§ WORK TO DO:
Word for word, extract the first line of the records below and each line after it, up to and including the line with "const YELLOW = bandColors[0], GREEN". Pictures are left out.

§ DATA FOR PROCESSING:
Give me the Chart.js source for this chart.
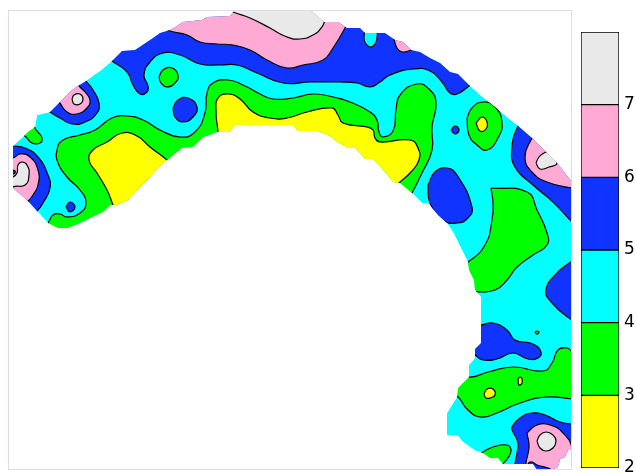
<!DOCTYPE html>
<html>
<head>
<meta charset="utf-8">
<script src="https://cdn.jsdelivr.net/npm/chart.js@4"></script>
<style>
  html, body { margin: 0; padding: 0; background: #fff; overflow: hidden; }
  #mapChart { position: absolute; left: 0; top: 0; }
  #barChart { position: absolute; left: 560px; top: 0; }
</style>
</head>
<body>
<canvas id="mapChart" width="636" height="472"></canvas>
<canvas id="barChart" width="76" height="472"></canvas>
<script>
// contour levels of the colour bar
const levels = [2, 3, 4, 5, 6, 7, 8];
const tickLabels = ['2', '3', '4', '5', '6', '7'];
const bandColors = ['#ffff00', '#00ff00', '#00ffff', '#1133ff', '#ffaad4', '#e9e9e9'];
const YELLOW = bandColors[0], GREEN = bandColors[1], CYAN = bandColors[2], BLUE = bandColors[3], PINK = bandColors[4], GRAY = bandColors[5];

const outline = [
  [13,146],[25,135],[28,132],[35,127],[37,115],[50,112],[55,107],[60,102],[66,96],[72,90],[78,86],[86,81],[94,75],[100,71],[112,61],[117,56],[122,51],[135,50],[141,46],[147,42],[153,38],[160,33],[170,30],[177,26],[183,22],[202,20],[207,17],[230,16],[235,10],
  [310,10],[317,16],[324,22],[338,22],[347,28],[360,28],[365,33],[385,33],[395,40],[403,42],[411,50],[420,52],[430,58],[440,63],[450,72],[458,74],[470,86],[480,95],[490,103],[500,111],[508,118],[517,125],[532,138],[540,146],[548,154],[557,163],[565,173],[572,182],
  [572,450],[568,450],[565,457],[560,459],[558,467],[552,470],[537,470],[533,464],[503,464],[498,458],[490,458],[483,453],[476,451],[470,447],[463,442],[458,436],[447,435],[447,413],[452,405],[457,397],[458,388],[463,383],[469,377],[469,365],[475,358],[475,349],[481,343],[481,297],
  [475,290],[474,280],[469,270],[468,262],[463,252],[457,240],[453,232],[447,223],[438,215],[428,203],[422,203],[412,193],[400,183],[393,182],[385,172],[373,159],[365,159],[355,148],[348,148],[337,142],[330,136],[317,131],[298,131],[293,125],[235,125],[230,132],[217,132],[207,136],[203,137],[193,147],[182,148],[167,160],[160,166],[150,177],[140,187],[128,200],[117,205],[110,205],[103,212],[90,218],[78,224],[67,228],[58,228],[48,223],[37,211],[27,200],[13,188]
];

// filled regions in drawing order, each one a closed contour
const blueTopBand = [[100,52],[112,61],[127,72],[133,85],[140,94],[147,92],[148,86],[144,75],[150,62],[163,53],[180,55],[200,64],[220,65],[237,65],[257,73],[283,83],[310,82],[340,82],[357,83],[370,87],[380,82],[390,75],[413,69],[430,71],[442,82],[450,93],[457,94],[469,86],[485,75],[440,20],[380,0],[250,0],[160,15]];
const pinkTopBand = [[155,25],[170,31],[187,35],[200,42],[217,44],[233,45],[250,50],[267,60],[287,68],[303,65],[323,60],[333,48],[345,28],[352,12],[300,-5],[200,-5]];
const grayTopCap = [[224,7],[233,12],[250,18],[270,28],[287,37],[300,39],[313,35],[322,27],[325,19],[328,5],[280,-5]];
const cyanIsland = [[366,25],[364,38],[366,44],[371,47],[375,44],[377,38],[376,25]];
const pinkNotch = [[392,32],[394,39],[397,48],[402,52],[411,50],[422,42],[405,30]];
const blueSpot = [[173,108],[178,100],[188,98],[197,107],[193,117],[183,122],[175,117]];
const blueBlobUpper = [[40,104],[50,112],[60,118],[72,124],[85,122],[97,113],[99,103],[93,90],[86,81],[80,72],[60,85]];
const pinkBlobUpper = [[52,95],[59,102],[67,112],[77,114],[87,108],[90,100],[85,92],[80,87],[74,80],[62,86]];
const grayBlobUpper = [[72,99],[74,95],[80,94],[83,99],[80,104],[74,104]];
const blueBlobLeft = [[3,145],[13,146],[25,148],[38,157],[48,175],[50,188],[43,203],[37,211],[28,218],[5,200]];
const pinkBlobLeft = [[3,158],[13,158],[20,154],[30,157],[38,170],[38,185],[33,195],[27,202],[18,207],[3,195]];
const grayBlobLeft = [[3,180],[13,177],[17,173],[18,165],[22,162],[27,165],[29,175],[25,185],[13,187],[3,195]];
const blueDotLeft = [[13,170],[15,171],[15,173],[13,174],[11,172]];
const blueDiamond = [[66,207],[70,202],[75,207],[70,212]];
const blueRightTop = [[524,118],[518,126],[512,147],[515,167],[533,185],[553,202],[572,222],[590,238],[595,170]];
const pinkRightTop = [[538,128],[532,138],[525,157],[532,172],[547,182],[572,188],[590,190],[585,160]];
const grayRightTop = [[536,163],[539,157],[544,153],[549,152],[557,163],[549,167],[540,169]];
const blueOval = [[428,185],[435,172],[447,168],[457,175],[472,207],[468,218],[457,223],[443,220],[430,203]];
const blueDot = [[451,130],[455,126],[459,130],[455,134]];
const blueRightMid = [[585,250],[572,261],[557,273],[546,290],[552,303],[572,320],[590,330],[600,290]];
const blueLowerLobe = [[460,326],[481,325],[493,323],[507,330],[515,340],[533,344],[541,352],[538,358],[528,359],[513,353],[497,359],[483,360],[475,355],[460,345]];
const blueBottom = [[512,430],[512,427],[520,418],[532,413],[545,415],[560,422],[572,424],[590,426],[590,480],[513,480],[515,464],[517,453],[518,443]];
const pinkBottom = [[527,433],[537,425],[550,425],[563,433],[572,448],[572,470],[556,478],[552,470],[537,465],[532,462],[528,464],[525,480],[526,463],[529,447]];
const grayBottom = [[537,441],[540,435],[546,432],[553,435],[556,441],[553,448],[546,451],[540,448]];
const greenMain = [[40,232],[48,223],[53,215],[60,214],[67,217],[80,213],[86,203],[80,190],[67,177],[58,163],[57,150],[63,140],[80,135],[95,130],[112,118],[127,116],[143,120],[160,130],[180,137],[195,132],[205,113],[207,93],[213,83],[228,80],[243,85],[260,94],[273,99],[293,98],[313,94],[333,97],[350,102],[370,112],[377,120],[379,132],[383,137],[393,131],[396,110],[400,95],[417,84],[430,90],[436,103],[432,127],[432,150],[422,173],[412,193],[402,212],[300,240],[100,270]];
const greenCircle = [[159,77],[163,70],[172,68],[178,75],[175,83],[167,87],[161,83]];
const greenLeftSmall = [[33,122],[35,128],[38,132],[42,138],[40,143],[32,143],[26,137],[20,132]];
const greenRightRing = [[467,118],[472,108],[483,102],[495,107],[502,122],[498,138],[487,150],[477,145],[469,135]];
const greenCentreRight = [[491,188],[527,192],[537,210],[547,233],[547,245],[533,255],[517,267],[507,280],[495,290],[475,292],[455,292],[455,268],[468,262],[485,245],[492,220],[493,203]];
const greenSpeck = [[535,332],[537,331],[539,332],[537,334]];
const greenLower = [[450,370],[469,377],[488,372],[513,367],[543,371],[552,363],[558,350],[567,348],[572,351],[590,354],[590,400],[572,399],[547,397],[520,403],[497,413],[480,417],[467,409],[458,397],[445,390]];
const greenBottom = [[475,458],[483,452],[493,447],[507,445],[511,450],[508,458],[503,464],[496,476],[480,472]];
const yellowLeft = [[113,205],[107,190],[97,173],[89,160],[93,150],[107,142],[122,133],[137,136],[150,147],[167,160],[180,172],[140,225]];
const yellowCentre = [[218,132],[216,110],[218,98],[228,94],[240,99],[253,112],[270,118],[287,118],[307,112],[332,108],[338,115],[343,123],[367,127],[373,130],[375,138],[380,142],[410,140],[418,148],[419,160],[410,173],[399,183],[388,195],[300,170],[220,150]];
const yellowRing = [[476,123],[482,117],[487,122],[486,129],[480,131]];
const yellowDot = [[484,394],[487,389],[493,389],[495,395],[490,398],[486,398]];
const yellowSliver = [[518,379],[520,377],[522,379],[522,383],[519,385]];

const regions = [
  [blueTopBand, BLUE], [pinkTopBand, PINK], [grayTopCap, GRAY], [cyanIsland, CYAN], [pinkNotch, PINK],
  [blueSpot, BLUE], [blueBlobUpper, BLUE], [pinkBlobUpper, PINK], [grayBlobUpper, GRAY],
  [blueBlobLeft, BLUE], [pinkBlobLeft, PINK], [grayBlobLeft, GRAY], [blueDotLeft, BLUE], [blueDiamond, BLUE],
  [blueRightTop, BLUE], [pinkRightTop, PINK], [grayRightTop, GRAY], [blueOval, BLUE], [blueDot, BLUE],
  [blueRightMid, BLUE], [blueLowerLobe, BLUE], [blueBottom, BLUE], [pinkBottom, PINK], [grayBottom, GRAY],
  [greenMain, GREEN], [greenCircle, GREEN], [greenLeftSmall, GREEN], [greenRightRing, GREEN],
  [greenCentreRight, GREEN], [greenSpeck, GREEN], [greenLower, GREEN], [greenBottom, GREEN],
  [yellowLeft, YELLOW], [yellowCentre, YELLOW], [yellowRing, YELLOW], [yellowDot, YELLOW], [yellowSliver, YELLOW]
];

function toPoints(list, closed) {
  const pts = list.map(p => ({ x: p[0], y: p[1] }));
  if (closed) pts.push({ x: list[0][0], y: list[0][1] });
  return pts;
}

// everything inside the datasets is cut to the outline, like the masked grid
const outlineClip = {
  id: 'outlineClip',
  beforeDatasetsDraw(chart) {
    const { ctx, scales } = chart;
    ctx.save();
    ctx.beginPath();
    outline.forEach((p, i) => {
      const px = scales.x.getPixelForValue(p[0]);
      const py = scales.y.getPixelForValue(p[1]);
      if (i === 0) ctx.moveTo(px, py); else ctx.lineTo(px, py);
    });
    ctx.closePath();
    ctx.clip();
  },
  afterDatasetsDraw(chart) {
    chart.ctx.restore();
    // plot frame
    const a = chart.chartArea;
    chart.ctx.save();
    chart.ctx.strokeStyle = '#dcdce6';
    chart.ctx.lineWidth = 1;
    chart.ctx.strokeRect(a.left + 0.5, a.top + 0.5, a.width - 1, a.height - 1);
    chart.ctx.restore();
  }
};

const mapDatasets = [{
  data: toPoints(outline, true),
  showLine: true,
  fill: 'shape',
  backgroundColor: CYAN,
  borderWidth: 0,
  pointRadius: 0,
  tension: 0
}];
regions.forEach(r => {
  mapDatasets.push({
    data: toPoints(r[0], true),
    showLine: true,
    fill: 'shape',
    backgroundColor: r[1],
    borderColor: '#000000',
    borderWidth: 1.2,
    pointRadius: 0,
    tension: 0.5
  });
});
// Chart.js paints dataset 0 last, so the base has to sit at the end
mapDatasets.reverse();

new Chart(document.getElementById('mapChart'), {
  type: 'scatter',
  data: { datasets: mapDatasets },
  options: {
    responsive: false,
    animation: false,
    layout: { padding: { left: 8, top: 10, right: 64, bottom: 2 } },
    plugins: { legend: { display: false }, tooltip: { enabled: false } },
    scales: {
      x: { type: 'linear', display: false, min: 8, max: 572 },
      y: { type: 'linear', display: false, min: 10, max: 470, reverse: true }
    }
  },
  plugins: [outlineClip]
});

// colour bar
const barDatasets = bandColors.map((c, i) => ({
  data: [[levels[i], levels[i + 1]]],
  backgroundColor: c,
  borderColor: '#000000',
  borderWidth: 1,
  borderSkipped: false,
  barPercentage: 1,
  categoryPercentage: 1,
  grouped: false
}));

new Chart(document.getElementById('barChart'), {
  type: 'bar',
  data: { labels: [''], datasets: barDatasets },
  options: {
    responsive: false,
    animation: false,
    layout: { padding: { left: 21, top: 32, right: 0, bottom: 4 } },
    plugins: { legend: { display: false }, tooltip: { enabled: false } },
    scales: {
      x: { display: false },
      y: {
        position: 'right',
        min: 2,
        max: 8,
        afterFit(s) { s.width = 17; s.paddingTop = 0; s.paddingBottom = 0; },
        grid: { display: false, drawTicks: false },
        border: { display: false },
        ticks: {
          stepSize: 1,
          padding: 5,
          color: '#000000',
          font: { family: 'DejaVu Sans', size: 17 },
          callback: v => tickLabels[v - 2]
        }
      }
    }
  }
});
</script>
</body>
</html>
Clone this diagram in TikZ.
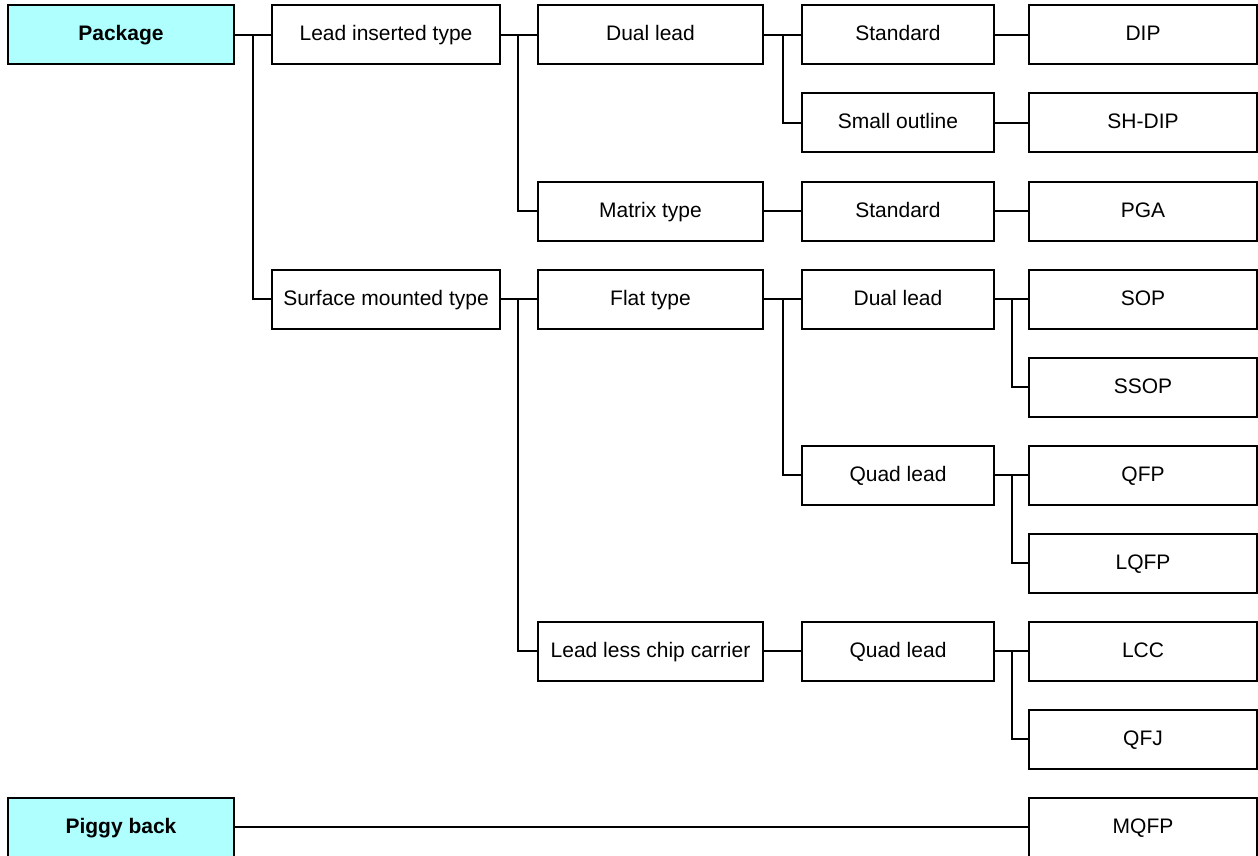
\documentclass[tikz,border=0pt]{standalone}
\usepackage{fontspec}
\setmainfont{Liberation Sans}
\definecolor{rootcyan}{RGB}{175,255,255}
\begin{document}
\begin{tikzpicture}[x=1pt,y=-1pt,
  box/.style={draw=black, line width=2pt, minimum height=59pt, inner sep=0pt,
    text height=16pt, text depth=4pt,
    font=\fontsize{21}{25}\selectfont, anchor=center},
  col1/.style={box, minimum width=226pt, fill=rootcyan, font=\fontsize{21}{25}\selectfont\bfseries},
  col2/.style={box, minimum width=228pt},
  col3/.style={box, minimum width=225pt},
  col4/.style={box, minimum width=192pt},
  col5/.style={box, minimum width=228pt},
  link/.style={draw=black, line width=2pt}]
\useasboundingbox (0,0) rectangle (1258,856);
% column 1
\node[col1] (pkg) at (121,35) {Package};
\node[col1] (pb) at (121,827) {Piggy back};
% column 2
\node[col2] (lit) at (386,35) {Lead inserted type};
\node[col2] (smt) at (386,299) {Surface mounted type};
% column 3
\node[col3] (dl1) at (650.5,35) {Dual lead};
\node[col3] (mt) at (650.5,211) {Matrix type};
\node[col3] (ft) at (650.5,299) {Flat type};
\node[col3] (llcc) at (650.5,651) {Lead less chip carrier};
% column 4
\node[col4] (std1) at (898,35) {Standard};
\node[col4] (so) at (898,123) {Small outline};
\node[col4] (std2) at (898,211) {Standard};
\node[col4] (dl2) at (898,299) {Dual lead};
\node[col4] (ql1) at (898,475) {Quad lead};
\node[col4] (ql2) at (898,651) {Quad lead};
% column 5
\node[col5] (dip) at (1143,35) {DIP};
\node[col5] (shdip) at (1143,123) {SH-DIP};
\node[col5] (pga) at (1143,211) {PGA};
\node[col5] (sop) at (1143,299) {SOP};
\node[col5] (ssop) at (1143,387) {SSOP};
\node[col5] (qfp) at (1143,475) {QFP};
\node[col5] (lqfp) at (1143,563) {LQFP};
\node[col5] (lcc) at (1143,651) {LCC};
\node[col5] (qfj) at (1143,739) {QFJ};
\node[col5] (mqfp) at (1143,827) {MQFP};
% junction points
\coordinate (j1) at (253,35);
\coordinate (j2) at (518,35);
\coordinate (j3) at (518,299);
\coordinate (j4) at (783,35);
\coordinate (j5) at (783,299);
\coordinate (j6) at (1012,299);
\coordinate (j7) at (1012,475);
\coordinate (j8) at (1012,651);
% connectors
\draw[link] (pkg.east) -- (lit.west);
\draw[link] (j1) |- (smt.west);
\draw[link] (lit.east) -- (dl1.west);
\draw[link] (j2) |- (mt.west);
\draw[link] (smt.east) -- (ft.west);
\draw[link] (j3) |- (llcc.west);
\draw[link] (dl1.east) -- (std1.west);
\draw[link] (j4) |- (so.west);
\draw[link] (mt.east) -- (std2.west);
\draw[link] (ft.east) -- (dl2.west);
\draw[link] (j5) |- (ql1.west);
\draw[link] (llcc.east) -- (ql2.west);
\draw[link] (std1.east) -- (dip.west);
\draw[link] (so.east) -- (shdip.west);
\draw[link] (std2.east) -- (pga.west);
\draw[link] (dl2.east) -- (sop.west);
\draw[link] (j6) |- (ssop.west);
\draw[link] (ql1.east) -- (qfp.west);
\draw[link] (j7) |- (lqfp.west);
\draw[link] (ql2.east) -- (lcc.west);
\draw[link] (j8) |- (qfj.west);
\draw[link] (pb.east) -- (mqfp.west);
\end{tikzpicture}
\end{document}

§ OUTPUT OF THE TASK:
Give me the Chart.js source for this chart.
<!DOCTYPE html>
<html>
<head>
<meta charset="utf-8">
<script src="https://cdn.jsdelivr.net/npm/chart.js@4"></script>
<style>
  html, body { margin: 0; padding: 0; background: #fff; overflow: hidden; }
  #mapChart { position: absolute; left: 0; top: 0; }
  #barChart { position: absolute; left: 560px; top: 0; }
</style>
</head>
<body>
<canvas id="mapChart" width="636" height="472"></canvas>
<canvas id="barChart" width="76" height="472"></canvas>
<script>
// contour levels of the colour bar
const levels = [2, 3, 4, 5, 6, 7, 8];
const tickLabels = ['2', '3', '4', '5', '6', '7'];
const bandColors = ['#ffff00', '#00ff00', '#00ffff', '#1133ff', '#ffaad4', '#e9e9e9'];
const YELLOW = bandColors[0], GREEN = bandColors[1], CYAN = bandColors[2], BLUE = bandColors[3], PINK = bandColors[4], GRAY = bandColors[5];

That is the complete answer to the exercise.